Provided information:
########

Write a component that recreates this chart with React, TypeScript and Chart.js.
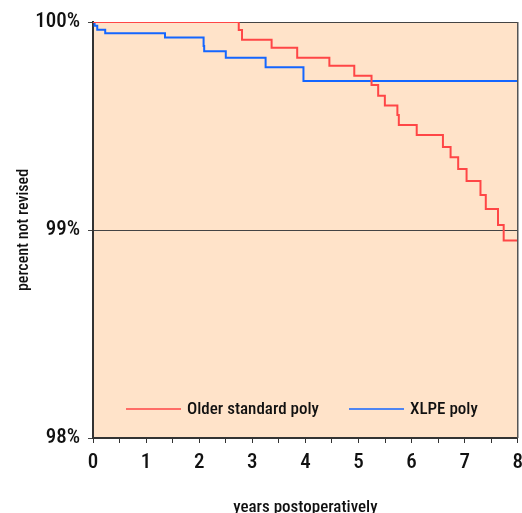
import { useEffect, useRef } from "react";
import { Chart, registerables } from "chart.js";

Chart.register(...registerables);

const SERIES_NAMES = ["Older standard poly", "XLPE poly"];
const SERIES_COLORS = ["#ff4646", "#1466ff"];

const OLD_YEARS = [0, 2.745, 2.807, 3.364, 3.846, 4.452, 4.921, 5.246, 5.371, 5.497, 5.733, 5.76, 6.097, 6.591, 6.735, 6.878, 7.036, 7.298, 7.398, 7.628, 7.735, 8];
const OLD_PCT = [100, 99.962, 99.915, 99.876, 99.828, 99.79, 99.742, 99.697, 99.646, 99.599, 99.553, 99.505, 99.457, 99.399, 99.35, 99.293, 99.236, 99.168, 99.101, 99.024, 98.949, 98.949];

const XLPE_YEARS = [0, 0.03, 0.08, 0.23, 1.356, 2.083, 2.094, 2.501, 3.251, 3.964, 8];
const XLPE_PCT = [100, 99.982, 99.963, 99.946, 99.925, 99.885, 99.859, 99.828, 99.782, 99.716, 99.716];

const X_MIN = 0;
const X_MAX = 8;
const Y_MIN = 98;
const Y_MAX = 100;
const X_TITLE = "years postoperatively";
const Y_TITLE = "percent not revised";

const FONT = "'Roboto Condensed', 'Liberation Sans Narrow', sans-serif";
const LEGEND_OFFSETS = [33, 256];

const decor = {
  id: "decor",
  beforeDraw(chart: any) {
    const { ctx, chartArea: a } = chart;
    ctx.save();
    ctx.fillStyle = "#ffe3c9";
    ctx.fillRect(a.left, a.top, a.right - a.left, a.bottom - a.top);
    ctx.restore();
  },
  afterDraw(chart: any) {
    const { ctx, chartArea: a } = chart;
    ctx.save();
    // right border
    ctx.strokeStyle = "#555";
    ctx.lineWidth = 1.5;
    ctx.beginPath();
    ctx.moveTo(a.right, a.top);
    ctx.lineTo(a.right, a.bottom);
    ctx.stroke();
    ctx.restore();

    // legend
    ctx.save();
    ctx.font = `500 17px ${FONT}`;
    ctx.textBaseline = "middle";
    ctx.textAlign = "left";
    const y = a.bottom - 29;
    chart.data.datasets.forEach((ds: any, i: number) => {
      const x = a.left + LEGEND_OFFSETS[i];
      ctx.strokeStyle = ds.borderColor;
      ctx.lineWidth = 1.5;
      ctx.beginPath();
      ctx.moveTo(x, y);
      ctx.lineTo(x + 55, y);
      ctx.stroke();
      ctx.fillStyle = "#111";
      ctx.fillText(ds.label, x + 61, y + 1);
    });
    ctx.restore();
  },
};

export default function App() {
  const ref = useRef<HTMLCanvasElement>(null);
  useEffect(() => {
    if (!ref.current) return;
    const toPts = (xs: number[], ys: number[]) => xs.map((x, i) => ({ x, y: ys[i] }));
    const chart = new Chart(ref.current, {
      type: "line",
      data: {
        datasets: [
          {
            label: SERIES_NAMES[0],
            data: toPts(OLD_YEARS, OLD_PCT),
            borderColor: SERIES_COLORS[0],
            borderWidth: 2,
            pointRadius: 0,
            stepped: "before",
            fill: false,
          },
          {
            label: SERIES_NAMES[1],
            data: toPts(XLPE_YEARS, XLPE_PCT),
            borderColor: SERIES_COLORS[1],
            borderWidth: 2,
            pointRadius: 0,
            stepped: "before",
            fill: false,
          },
        ],
      },
      options: {
        animation: false,
        responsive: false,
        devicePixelRatio: 1,
        layout: { padding: { top: 22, right: 11, left: 0, bottom: 0 } },
        plugins: { legend: { display: false }, tooltip: { enabled: false } },
        scales: {
          x: {
            type: "linear",
            min: X_MIN,
            max: X_MAX,
            afterFit: (s: any) => {
              s.height = 75;
            },
            ticks: {
              stepSize: 0.5,
              autoSkip: false,
              maxRotation: 0,
              padding: 7,
              color: "#111",
              font: { family: FONT, size: 21, weight: "500" },
              callback: (v: any) => (Number(v) % 1 === 0 ? String(v) : ""),
            },
            grid: { drawOnChartArea: false, tickLength: 5, color: "#333", lineWidth: 1 },
            border: { color: "#333", width: 2 },
            title: {
              display: true,
              text: X_TITLE,
              color: "#111",
              font: { family: FONT, size: 17, lineHeight: 1, weight: "500" },
              padding: { top: 0, bottom: -3 },
            },
          },
          y: {
            type: "linear",
            min: Y_MIN,
            max: Y_MAX,
            afterFit: (s: any) => {
              s.width = 93;
            },
            ticks: {
              stepSize: 1,
              padding: 8,
              color: "#111",
              font: { family: FONT, size: 21, weight: "500" },
              callback: (v: any) => `${v}%`,
            },
            grid: { tickLength: 5, color: "#444", lineWidth: 1 },
            border: { color: "#333", width: 2 },
            title: {
              display: true,
              text: Y_TITLE,
              color: "#111",
              font: { family: FONT, size: 16, lineHeight: 1, weight: "500" },
              padding: { top: 16, bottom: 0 },
            },
          },
        },
      },
      plugins: [decor],
    });
    return () => chart.destroy();
  }, []);
  return (
    <div style={{ position: "absolute", left: 0, top: 0, width: 522, height: 513, overflow: "hidden", background: "#fff" }}>
      <canvas ref={ref} width={530} height={513} />
    </div>
  );
}
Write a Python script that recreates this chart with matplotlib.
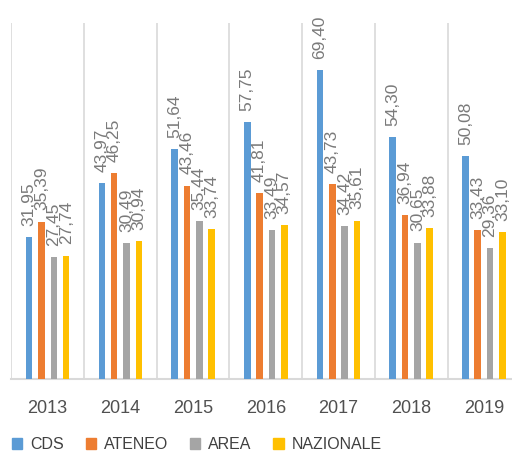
import matplotlib.pyplot as plt
import numpy as np
from matplotlib.patches import Patch

years = ["2013", "2014", "2015", "2016", "2017", "2018", "2019"]
cds = [31.95, 43.97, 51.64, 57.75, 69.40, 54.30, 50.08]
ateneo = [35.39, 46.25, 43.46, 41.81, 43.73, 36.94, 33.43]
area = [27.45, 30.49, 35.44, 33.49, 34.42, 30.65, 29.36]
nazionale = [27.74, 30.94, 33.74, 34.57, 35.61, 33.88, 33.10]

series = [
    ("CDS", cds, "#5B9BD5"),
    ("ATENEO", ateneo, "#ED7D31"),
    ("AREA", area, "#A5A5A5"),
    ("NAZIONALE", nazionale, "#FFC000"),
]

plt.rcParams["font.family"] = ["Liberation Sans", "DejaVu Sans"]

W, H = 512, 454
fig = plt.figure(figsize=(W / 100, H / 100), dpi=100)
# axes spill past the right edge, like the cropped original
ax = fig.add_axes((11.3 / W, (H - 379) / H, 509 / W, 356 / H))

x = np.arange(len(years))
width = 0.09
step = 0.17
for i, (name, vals, color) in enumerate(series):
    pos = x + (i - 1.5) * step
    bars = ax.bar(pos, vals, width, color=color, zorder=3)
    for b, v in zip(bars, vals):
        ax.annotate(
            f"{v:.2f}".replace(".", ","),
            (b.get_x() + b.get_width() / 2, b.get_height()),
            xytext=(0, 8),
            textcoords="offset points",
            rotation=90,
            ha="center",
            va="bottom",
            fontsize=12.5,
            color="#7A7A7A",
            annotation_clip=False,
        )

ax.set_xlim(-0.5, len(years) - 0.5)
ax.set_ylim(0, 80)
ax.set_yticks([])
ax.set_xticks(x)
ax.set_xticklabels(years, fontsize=13, color="#505050")
ax.set_xticks(np.arange(len(years) + 1) - 0.5, minor=True)
ax.tick_params(axis="x", which="both", length=0, pad=15)
ax.grid(axis="x", which="minor", color="#D9D9D9", linewidth=1.2, zorder=0)

for side in ["left", "right", "top"]:
    ax.spines[side].set_visible(False)
ax.spines["bottom"].set_color("#D9D9D9")
ax.spines["bottom"].set_linewidth(1.5)

handles = [Patch(color=c, label=n) for n, _, c in series]
fig.legend(
    handles=handles,
    loc="lower left",
    bbox_to_anchor=(0.014, -0.006),
    ncol=4,
    frameon=False,
    fontsize=11.5,
    handlelength=0.65,
    handleheight=0.65,
    handletextpad=0.5,
    columnspacing=1.35,
    borderaxespad=0.1,
    borderpad=0.2,
    labelcolor="#404040",
)

fig.savefig("out.png", dpi=100)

########

Aim: Using the entries above, find all lines with "recreates". Copy them.

Answer below:
Write a component that recreates this chart with React, TypeScript and Chart.js.
Write a Python script that recreates this chart with matplotlib.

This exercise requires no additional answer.